Property Tax Column Mischaracterizes Real Estate Investment Trusts

In suggesting that prices paid by real estate investment trusts are to blame for inflated property taxes, Mark Hutcheson, author of the Tax Notes column “How Assessors Unfairly Penalize REITs” (June 2004), has completely mischaracterized the state of today's publicly traded REIT market.

To set the record straight, REIT executive compensation is based generally on company performance, not on the number of property acquisitions. A REIT's capital inflow does not necessarily translate into a demand for property. The 75% real estate asset test Mr.

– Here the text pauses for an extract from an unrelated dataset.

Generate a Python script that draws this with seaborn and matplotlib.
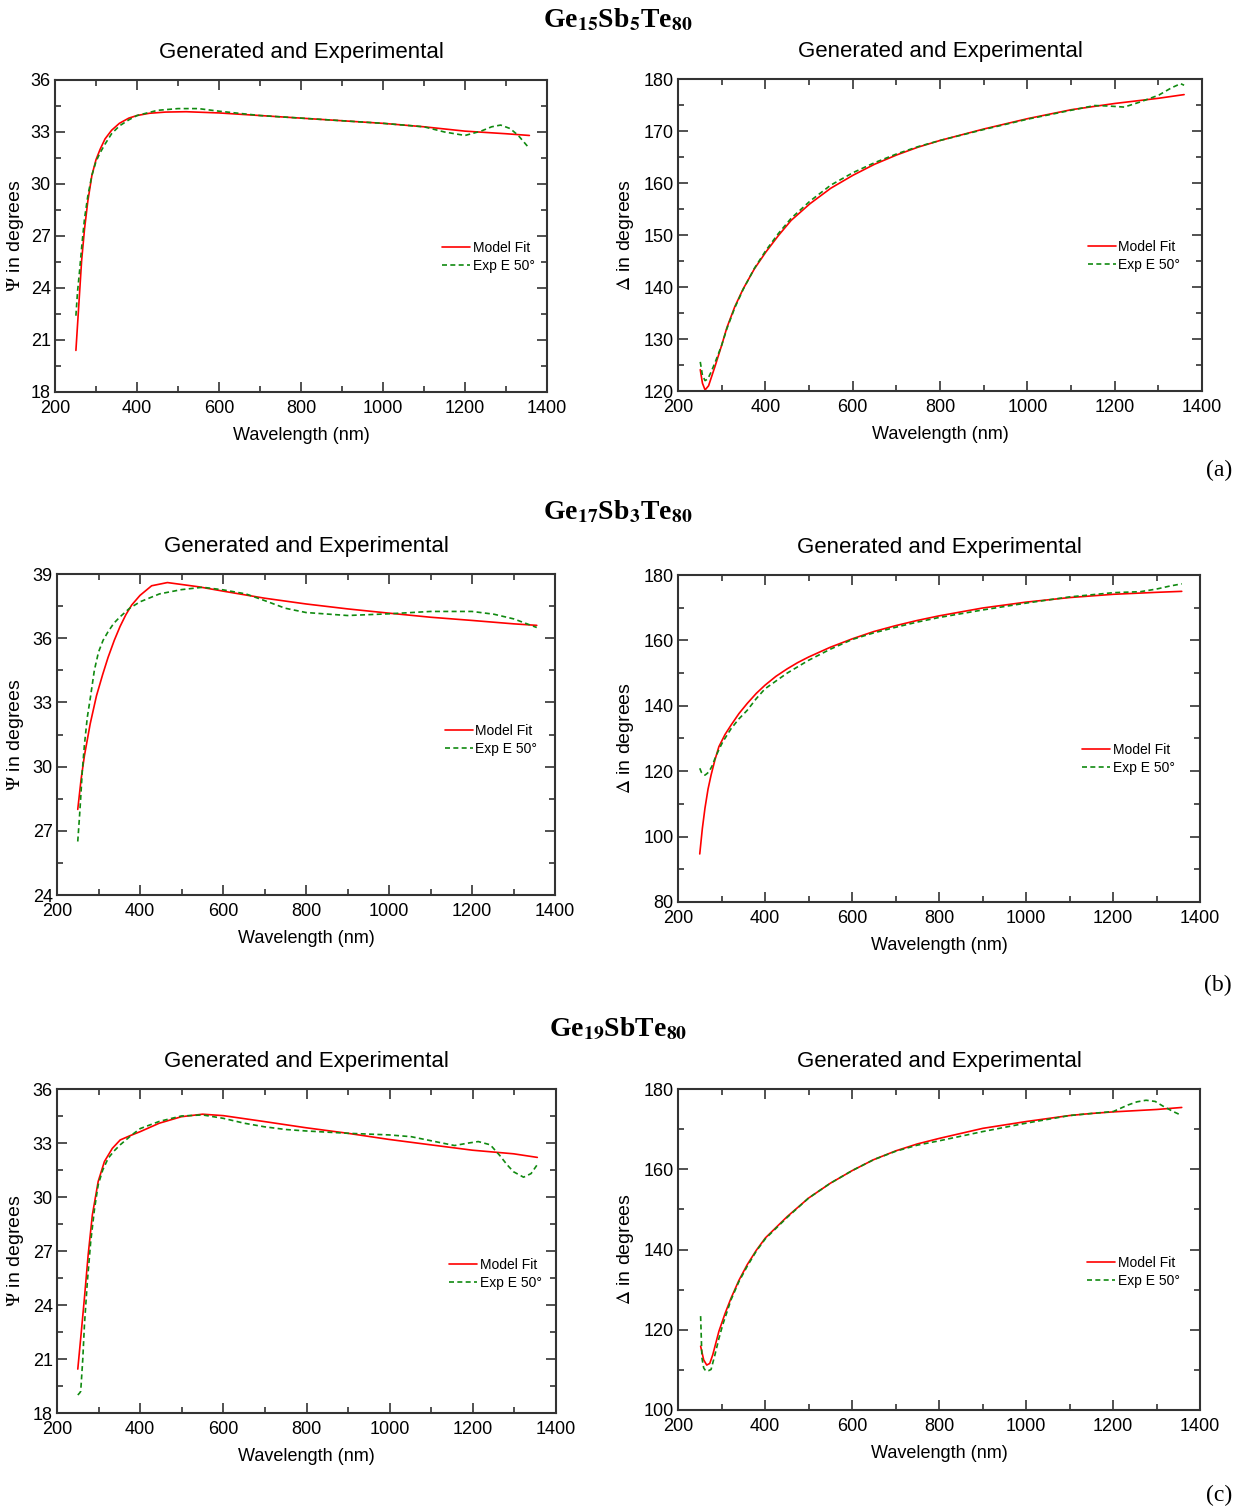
import numpy as np
import seaborn as sns
import matplotlib.pyplot as plt
from matplotlib.ticker import MultipleLocator

# ---------------- data ----------------
# (a) Ge15Sb5Te80
wl_a_psi_fit = [251, 258, 265, 272, 280, 290, 300, 310, 322, 338, 357, 380, 400, 430, 470, 520,
                600, 700, 800, 900, 1000, 1100, 1200, 1300, 1357]
psi_a_fit = [20.4, 23.0, 25.6, 27.4, 29.0, 30.5, 31.4, 32.0, 32.6, 33.1, 33.5, 33.8, 33.95, 34.08,
             34.15, 34.17, 34.1, 33.95, 33.8, 33.65, 33.5, 33.3, 33.05, 32.9, 32.8]
wl_a_psi_exp = [251, 255, 260, 266, 272, 280, 290, 300, 310, 322, 338, 357, 380, 400, 450, 500,
                550, 600, 700, 800, 900, 1000, 1100, 1150, 1200, 1239, 1265, 1287, 1310, 1330, 1357]
psi_a_exp = [22.4, 23.8, 25.0, 26.6, 28.0, 29.3, 30.5, 31.3, 31.8, 32.3, 32.9, 33.35, 33.7, 33.95,
             34.25, 34.35, 34.35, 34.2, 33.95, 33.8, 33.65, 33.5, 33.3, 33.0, 32.8, 33.05, 33.3,
             33.4, 33.2, 32.8, 32.05]
wl_a_del_fit = [251, 256, 262, 270, 285, 300, 312, 330, 349, 375, 401, 430, 459, 502, 550, 601,
                650, 701, 750, 801, 901, 1002, 1101, 1201, 1301, 1359]
del_a_fit = [124.1, 121.5, 120.2, 121.0, 124.8, 128.8, 132.2, 136.2, 139.6, 143.5, 146.7, 149.9,
             152.8, 156.0, 159.0, 161.5, 163.6, 165.4, 166.9, 168.2, 170.4, 172.4, 174.1, 175.3,
             176.3, 177.0]
wl_a_del_exp = [251, 256, 262, 268, 275, 285, 300, 312, 330, 349, 375, 401, 430, 459, 502, 550,
                601, 650, 701, 750, 801, 901, 1002, 1101, 1154, 1186, 1222, 1259, 1301, 1330,
                1351, 1359]
del_a_exp = [125.6, 123.0, 122.0, 122.3, 123.5, 125.5, 128.8, 132.0, 136.0, 139.5, 143.6, 147.0,
             150.3, 153.2, 156.5, 159.6, 162.0, 163.9, 165.6, 167.0, 168.2, 170.3, 172.3, 174.0,
             174.9, 174.8, 174.6, 175.6, 176.9, 178.3, 179.1, 178.8]

# (b) Ge17Sb3Te80
wl_b_psi_fit = [250, 258, 266, 280, 295, 310, 323, 338, 352, 366, 380, 400, 428, 466, 504, 542,
                600, 700, 800, 900, 1000, 1100, 1200, 1301, 1356]
psi_b_fit = [28.0, 29.4, 30.5, 32.0, 33.3, 34.3, 35.1, 35.9, 36.55, 37.1, 37.55, 38.0, 38.45, 38.6,
             38.5, 38.4, 38.2, 37.87, 37.6, 37.37, 37.17, 36.98, 36.83, 36.67, 36.6]
wl_b_psi_exp = [250, 254, 257, 261, 266, 273, 281, 290, 300, 311, 323, 337, 352, 375, 400, 447,
                500, 551, 600, 655, 700, 750, 800, 900, 1000, 1100, 1200, 1253, 1301, 1356]
psi_b_exp = [26.5, 27.6, 28.5, 29.8, 31.0, 32.3, 33.3, 34.5, 35.35, 35.9, 36.3, 36.7, 37.0, 37.4,
             37.7, 38.07, 38.27, 38.38, 38.26, 38.07, 37.76, 37.4, 37.2, 37.06, 37.14, 37.25,
             37.25, 37.12, 36.9, 36.5]
wl_b_del_fit = [250, 256, 262, 269, 276, 285, 294, 308, 322, 340, 359, 380, 400, 425, 451, 475,
                500, 550, 601, 650, 700, 750, 800, 900, 1000, 1100, 1201, 1300, 1358]
del_b_fit = [94.7, 102.5, 108.7, 114.5, 118.8, 123.5, 127.5, 131.2, 134.1, 137.6, 140.7, 143.8,
             146.3, 149.0, 151.3, 153.2, 154.9, 157.9, 160.5, 162.7, 164.5, 166.1, 167.5, 169.9,
             171.7, 173.1, 174.1, 174.7, 175.0]
wl_b_del_exp = [250, 254, 258, 262, 266, 271, 278, 285, 294, 303, 322, 340, 359, 380, 400, 451,
                500, 550, 601, 650, 700, 750, 800, 900, 1000, 1100, 1201, 1263, 1300, 1330, 1358]
del_b_exp = [120.9, 119.6, 119.0, 118.8, 119.2, 119.8, 121.5, 123.9, 126.6, 129.0, 133.0, 136.0,
             138.6, 142.2, 145.2, 150.0, 153.9, 157.3, 160.3, 162.3, 164.0, 165.6, 167.0, 169.3,
             171.4, 173.3, 174.6, 174.9, 175.7, 176.6, 177.3]

# (c) Ge19SbTe80
wl_c_psi_fit = [250, 258, 266, 275, 285, 299, 314, 333, 352, 375, 400, 446, 499, 550, 600, 699,
                798, 899, 998, 1098, 1199, 1298, 1355]
psi_c_fit = [20.44, 22.4, 24.4, 26.8, 29.0, 30.86, 31.97, 32.7, 33.17, 33.4, 33.63, 34.1, 34.46,
             34.6, 34.52, 34.19, 33.85, 33.54, 33.2, 32.9, 32.6, 32.4, 32.2]
wl_c_psi_exp = [250, 254, 257, 262, 266, 273, 281, 290, 299, 310, 323, 337, 352, 380, 400, 446,
                499, 550, 600, 650, 699, 750, 798, 899, 998, 1052, 1109, 1156, 1190, 1213, 1242,
                1265, 1282, 1298, 1322, 1340, 1355]
psi_c_exp = [19.0, 19.1, 19.2, 21.0, 22.9, 25.3, 27.5, 29.3, 30.67, 31.5, 32.15, 32.55, 32.9,
             33.45, 33.8, 34.2, 34.5, 34.56, 34.37, 34.1, 33.9, 33.75, 33.67, 33.54, 33.45, 33.35,
             33.08, 32.86, 33.0, 33.08, 32.9, 32.3, 31.8, 31.4, 31.1, 31.3, 31.8]
wl_c_del_fit = [252, 259, 266, 273, 280, 294, 308, 322, 340, 359, 380, 401, 451, 500, 550, 601,
                650, 701, 750, 801, 901, 1001, 1101, 1150, 1201, 1301, 1358]
del_c_fit = [115.9, 112.5, 111.2, 111.6, 113.8, 119.6, 124.0, 127.9, 132.3, 136.2, 139.8, 142.9,
             148.2, 152.8, 156.5, 159.7, 162.4, 164.6, 166.3, 167.7, 170.2, 171.9, 173.4, 173.9,
             174.3, 174.9, 175.4]
wl_c_del_exp = [252, 255, 259, 264, 270, 276, 285, 294, 303, 322, 340, 359, 380, 401, 451, 500,
                550, 601, 650, 701, 750, 801, 901, 1001, 1101, 1201, 1234, 1255, 1276, 1297, 1317,
                1340, 1358]
del_c_exp = [123.4, 113.0, 110.5, 109.7, 109.8, 110.1, 113.8, 117.8, 121.3, 127.5, 132.0, 135.8,
             139.6, 142.7, 148.0, 152.8, 156.5, 159.7, 162.4, 164.5, 166.0, 167.1, 169.4, 171.5,
             173.4, 174.4, 176.0, 176.8, 177.2, 176.9, 175.6, 174.3, 173.4]

compositions = [r'Ge$_{\mathbf{15}}$Sb$_{\mathbf{5}}$Te$_{\mathbf{80}}$',
                r'Ge$_{\mathbf{17}}$Sb$_{\mathbf{3}}$Te$_{\mathbf{80}}$',
                r'Ge$_{\mathbf{19}}$SbTe$_{\mathbf{80}}$']
panel_tags = ['(a)', '(b)', '(c)']

# ---------------- style ----------------
sns.set_style('ticks')
plt.rcParams['font.family'] = ['Liberation Sans', 'DejaVu Sans']
plt.rcParams['mathtext.fontset'] = 'stix'
for key in ['text.color', 'axes.labelcolor', 'xtick.color', 'ytick.color']:
    plt.rcParams[key] = 'black'

W, H = 1240, 1508
fig = plt.figure(figsize=(W / 100, H / 100), dpi=100)


def px_axes(left, right, top, bottom):
    return fig.add_axes([left / W, 1 - bottom / H, (right - left) / W, (bottom - top) / H])


def draw_panel(ax, box, wl_fit, fit, wl_exp, exp, ylim, ymaj, ylabel, leg_xy, label_px):
    sns.lineplot(x=wl_fit, y=fit, ax=ax, color='red', linewidth=1.2, label='Model Fit')
    sns.lineplot(x=wl_exp, y=exp, ax=ax, color='#108a10', linewidth=1.2,
                 linestyle=(0, (3, 2)), label='Exp E 50°')
    ax.set_xlim(200, 1400)
    ax.set_ylim(*ylim)
    ax.xaxis.set_major_locator(MultipleLocator(200))
    ax.xaxis.set_minor_locator(MultipleLocator(100))
    ax.yaxis.set_major_locator(MultipleLocator(ymaj))
    ax.yaxis.set_minor_locator(MultipleLocator(ymaj / 2))
    ax.tick_params(which='both', direction='in', top=True, right=True,
                   width=1.2, color='#333333', labelsize=13)
    ax.tick_params(axis='x', pad=6)
    ax.tick_params(axis='y', pad=3)
    ax.tick_params(which='major', length=7)
    ax.tick_params(which='minor', length=4)
    for s in ax.spines.values():
        s.set_linewidth(1.5)
        s.set_color('#333333')
    ax.set_title('Generated and Experimental', fontsize=16, pad=16)
    ax.set_xlabel('Wavelength (nm)', fontsize=13, labelpad=7)
    ax.set_ylabel(ylabel, fontsize=14)
    left, right = box[0], box[1]
    # label_px is where the right edge of the rotated label sits
    ax.yaxis.set_label_coords((label_px - left) / (right - left), 0.5)
    ax.legend(loc='center left', bbox_to_anchor=leg_xy, frameon=False, borderaxespad=0,
              borderpad=0, fontsize=10, handlelength=2.0, handletextpad=0.2,
              labelspacing=0.3)


panels = [
    ((55, 547, 80, 392), (678, 1202, 79, 391),
     (wl_a_psi_fit, psi_a_fit, wl_a_psi_exp, psi_a_exp, (18, 36), 3),
     (wl_a_del_fit, del_a_fit, wl_a_del_exp, del_a_exp, (120, 180), 10)),
    ((57, 555, 574, 895), (678, 1200, 575, 902),
     (wl_b_psi_fit, psi_b_fit, wl_b_psi_exp, psi_b_exp, (24, 39), 3),
     (wl_b_del_fit, del_b_fit, wl_b_del_exp, del_b_exp, (80, 180), 20)),
    ((57, 556, 1089, 1413), (678, 1200, 1089, 1410),
     (wl_c_psi_fit, psi_c_fit, wl_c_psi_exp, psi_c_exp, (18, 36), 3),
     (wl_c_del_fit, del_c_fit, wl_c_del_exp, del_c_exp, (100, 180), 20)),
]
head_y = [20, 512, 1028]
tag_y = [470, 985, 1495]
leg_left = [(0.787, 0.434), (0.779, 0.484), (0.786, 0.43)]
leg_right = [(0.782, 0.434), (0.774, 0.437), (0.784, 0.431)]

for i, (box_l, box_r, d_psi, d_del) in enumerate(panels):
    ax_l = px_axes(*box_l)
    ax_r = px_axes(*box_r)
    draw_panel(ax_l, box_l, *d_psi, r'$\Psi$ in degrees', leg_left[i], 26)
    draw_panel(ax_r, box_r, *d_del, r'$\Delta$ in degrees', leg_right[i], 636)
    fig.text(618 / W, 1 - head_y[i] / H, compositions[i], ha='center', va='center',
             fontsize=20, fontweight='bold', family='Liberation Serif')
    fig.text(1232 / W, 1 - tag_y[i] / H, panel_tags[i], ha='right', va='center',
             fontsize=17, family='Liberation Serif')

fig.savefig('out.png', dpi=100, facecolor='white')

Hutcheson refers to has no bearing on the matter because cash and cash items qualify as “good” assets, according to the Internal Revenue Service.

REITs raise capital when they see an opportunity to invest in a particular property, not merely to buy any property. Ultimately, today's publicly traded REITs are among the nation's most disciplined corporations in terms of their acquisition strategies. In fact, executives often lament the pricey state of the market and emphasize how selective they have become in adding to their portfolios.

There is no meaningful evidence that prices paid by REITs for property acquisitions are above market value. The outdated research Mr. Hutcheson referenced, compiled from apartment sales in three cities between 1991 and 1997, is hardly convincing or conclusive; even the authors qualified their work by noting that no premium was evident in one of the cities, and that in the other two there was no reason to believe that such behavior, if it were to exist, would persist.

One can always make the point that taxes are too high. But this reader found wading through Mr. Hutcheson's twisted logic far more taxing.

Jay Hyde
Vice President, Communications
National Association of Real Estate Investment Trusts (NAREIT)

Editor's Note: The purpose of the article was to provide REITs with some additional tools for negotiating their property tax appraisals. The article outlines several factors that may explain why REIT transactions can result in lower cap rates than non-REIT sales. The factors discussed were derived from articles in peer review publications directed at the appraisal industry. These articles were authored by senior MAI (Member of the Appraisal Institute) appraisers. Whether one agrees or disagrees with the premise that REITs pay a premium for real property, the ability to utilize appraisal research to distinguish below-market cap rates, in instances where that occurs, should prove to be very helpful when negotiating property tax appraisals.